What this task involves — Look through the material and tally each line bearing the word "that". Give only the total.

** Begin Source material **

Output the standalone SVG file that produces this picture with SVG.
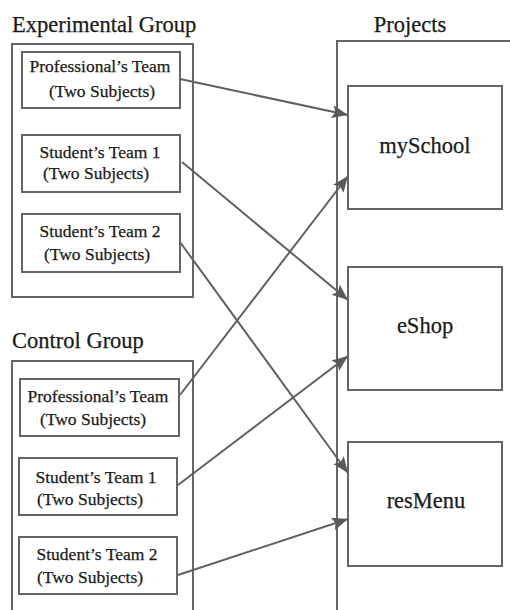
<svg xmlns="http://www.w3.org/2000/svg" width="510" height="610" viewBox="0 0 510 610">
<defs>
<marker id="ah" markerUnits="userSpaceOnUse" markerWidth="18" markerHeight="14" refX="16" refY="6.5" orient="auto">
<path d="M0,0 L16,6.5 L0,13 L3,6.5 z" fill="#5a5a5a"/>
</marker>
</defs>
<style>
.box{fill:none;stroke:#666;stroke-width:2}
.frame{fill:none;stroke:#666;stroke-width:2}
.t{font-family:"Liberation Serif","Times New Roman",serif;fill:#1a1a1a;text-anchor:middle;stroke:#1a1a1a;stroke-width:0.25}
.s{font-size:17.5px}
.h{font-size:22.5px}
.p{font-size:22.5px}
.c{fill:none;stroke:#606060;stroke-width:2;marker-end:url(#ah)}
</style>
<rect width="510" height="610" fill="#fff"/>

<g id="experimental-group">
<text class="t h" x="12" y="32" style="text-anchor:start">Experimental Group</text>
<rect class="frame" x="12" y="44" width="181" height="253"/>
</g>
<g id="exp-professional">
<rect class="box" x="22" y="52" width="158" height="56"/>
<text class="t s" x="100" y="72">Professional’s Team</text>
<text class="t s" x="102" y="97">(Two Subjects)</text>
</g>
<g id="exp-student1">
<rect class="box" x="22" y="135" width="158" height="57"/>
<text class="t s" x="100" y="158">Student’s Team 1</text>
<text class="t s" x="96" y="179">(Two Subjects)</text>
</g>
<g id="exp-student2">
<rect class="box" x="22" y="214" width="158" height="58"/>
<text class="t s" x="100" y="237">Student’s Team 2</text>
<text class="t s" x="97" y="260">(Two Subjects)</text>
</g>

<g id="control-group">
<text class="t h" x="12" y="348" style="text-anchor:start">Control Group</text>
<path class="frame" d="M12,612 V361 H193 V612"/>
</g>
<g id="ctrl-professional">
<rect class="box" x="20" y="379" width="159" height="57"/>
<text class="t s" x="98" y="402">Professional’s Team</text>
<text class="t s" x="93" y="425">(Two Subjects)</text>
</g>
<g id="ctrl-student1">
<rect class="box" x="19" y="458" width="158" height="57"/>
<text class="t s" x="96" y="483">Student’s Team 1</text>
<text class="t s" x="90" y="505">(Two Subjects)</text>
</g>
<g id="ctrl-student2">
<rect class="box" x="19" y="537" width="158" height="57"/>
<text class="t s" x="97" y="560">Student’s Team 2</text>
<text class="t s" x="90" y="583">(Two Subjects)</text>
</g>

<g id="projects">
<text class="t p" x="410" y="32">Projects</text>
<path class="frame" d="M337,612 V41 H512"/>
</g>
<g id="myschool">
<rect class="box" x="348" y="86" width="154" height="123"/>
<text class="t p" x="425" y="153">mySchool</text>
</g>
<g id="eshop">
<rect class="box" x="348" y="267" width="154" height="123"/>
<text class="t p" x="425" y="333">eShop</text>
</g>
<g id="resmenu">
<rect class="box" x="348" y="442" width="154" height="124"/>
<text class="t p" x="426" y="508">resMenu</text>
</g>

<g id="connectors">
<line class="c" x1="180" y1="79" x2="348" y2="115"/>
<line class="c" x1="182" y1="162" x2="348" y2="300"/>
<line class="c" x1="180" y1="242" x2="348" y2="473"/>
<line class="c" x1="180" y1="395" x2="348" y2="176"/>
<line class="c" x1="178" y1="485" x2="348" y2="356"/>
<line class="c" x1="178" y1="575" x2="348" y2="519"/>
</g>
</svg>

** End Source material **
** Begin Source material **

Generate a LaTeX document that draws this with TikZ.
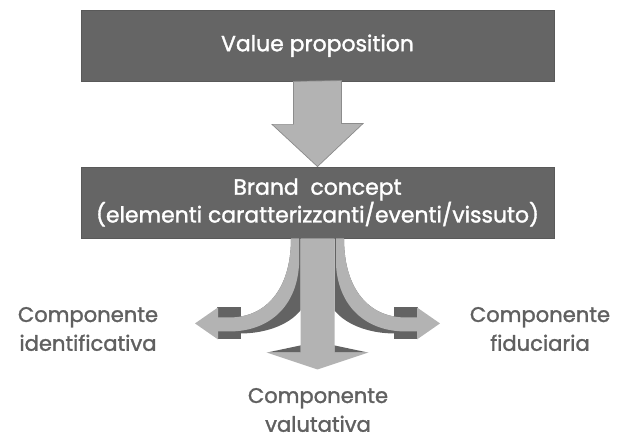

** End Source material **
** Begin Source material **

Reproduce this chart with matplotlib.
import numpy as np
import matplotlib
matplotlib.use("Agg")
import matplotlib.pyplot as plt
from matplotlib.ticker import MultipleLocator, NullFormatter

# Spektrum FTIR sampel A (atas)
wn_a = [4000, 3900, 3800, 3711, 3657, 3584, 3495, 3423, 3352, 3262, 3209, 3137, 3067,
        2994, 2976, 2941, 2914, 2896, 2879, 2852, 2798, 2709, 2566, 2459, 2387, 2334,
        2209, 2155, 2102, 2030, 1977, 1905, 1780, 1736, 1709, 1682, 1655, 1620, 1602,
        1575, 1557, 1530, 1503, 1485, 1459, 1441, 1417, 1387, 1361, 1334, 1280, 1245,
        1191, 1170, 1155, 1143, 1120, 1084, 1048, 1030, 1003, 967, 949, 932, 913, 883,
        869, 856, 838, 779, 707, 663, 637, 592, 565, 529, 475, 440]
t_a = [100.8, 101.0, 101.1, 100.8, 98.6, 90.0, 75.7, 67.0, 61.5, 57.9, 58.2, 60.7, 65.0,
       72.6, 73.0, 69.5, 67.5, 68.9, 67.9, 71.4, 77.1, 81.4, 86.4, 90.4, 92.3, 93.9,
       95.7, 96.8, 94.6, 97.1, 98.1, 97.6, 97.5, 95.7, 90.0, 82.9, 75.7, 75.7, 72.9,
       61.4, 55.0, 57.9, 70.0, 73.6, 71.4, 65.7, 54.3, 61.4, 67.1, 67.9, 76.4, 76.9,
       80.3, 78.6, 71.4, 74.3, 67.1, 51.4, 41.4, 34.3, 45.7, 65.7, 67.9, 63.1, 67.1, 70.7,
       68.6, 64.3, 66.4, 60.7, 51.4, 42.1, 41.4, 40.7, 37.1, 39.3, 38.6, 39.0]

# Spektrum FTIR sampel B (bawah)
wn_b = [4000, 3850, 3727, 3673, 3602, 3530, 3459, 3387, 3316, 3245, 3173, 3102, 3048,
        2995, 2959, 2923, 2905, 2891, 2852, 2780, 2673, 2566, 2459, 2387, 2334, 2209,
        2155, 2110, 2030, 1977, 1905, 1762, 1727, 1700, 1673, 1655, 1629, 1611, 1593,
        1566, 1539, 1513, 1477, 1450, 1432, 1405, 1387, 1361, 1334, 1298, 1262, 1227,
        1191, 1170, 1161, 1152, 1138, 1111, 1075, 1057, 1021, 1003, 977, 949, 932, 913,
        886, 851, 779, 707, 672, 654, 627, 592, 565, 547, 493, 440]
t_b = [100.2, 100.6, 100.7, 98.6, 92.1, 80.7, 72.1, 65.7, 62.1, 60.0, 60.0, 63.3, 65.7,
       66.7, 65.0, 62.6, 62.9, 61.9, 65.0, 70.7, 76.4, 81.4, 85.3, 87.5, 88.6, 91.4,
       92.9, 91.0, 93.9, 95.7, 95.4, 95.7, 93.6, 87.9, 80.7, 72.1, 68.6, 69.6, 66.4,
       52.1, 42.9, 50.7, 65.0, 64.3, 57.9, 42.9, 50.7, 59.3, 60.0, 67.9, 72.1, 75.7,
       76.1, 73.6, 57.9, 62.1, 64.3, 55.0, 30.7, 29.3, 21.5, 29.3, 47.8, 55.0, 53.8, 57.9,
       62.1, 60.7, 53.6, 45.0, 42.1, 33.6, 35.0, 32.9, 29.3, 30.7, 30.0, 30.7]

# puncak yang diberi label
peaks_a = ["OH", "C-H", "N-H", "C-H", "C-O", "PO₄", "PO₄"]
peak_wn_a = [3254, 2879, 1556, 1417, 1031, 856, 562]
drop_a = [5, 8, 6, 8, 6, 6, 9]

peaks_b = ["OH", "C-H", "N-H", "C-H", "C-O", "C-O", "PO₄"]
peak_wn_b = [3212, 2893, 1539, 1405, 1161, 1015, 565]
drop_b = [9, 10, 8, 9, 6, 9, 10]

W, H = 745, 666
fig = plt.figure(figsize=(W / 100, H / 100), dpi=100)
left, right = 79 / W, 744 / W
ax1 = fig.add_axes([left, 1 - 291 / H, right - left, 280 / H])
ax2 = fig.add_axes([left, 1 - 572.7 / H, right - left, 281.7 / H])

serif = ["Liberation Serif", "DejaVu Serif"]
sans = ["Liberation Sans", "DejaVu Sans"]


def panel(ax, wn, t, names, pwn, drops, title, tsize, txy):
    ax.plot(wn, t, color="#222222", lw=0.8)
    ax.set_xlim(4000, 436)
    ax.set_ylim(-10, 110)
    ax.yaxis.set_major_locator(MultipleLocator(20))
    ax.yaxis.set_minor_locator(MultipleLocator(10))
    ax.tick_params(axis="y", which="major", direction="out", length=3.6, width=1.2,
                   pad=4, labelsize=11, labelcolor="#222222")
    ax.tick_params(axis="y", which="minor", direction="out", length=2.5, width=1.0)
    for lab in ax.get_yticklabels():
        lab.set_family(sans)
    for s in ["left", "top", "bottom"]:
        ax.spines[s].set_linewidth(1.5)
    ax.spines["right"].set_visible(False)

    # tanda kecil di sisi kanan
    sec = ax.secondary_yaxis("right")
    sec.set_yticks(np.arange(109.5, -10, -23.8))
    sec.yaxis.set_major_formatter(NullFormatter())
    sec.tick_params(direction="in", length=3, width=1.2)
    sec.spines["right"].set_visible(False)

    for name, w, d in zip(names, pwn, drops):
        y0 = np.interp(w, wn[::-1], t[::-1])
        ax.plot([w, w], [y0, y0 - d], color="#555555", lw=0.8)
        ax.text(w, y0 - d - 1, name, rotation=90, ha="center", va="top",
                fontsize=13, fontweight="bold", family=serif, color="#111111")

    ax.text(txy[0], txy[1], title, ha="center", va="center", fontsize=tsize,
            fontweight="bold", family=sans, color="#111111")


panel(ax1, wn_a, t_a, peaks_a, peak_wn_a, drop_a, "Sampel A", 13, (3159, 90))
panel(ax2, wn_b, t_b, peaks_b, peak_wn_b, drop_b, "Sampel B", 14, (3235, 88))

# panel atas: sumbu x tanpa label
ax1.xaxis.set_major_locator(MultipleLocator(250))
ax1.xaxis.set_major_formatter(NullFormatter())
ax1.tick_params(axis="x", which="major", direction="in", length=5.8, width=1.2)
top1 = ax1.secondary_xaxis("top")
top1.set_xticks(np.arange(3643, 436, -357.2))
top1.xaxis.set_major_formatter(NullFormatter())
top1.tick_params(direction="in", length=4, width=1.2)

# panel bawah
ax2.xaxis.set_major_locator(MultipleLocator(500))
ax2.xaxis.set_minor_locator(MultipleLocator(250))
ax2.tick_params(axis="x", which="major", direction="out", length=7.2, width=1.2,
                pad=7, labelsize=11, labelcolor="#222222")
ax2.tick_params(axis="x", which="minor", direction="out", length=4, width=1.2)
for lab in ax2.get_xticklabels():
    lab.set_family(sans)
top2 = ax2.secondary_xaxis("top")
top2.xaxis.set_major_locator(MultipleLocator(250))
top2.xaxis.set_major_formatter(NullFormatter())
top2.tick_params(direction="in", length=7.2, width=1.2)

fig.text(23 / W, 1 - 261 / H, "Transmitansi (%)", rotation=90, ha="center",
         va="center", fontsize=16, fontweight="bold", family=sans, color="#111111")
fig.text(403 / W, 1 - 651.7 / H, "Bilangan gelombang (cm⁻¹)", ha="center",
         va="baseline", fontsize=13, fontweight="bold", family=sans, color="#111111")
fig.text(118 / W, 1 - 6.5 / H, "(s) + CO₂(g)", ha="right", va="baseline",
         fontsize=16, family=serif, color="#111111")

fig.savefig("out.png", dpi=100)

** End Source material **

Exercise answer — 2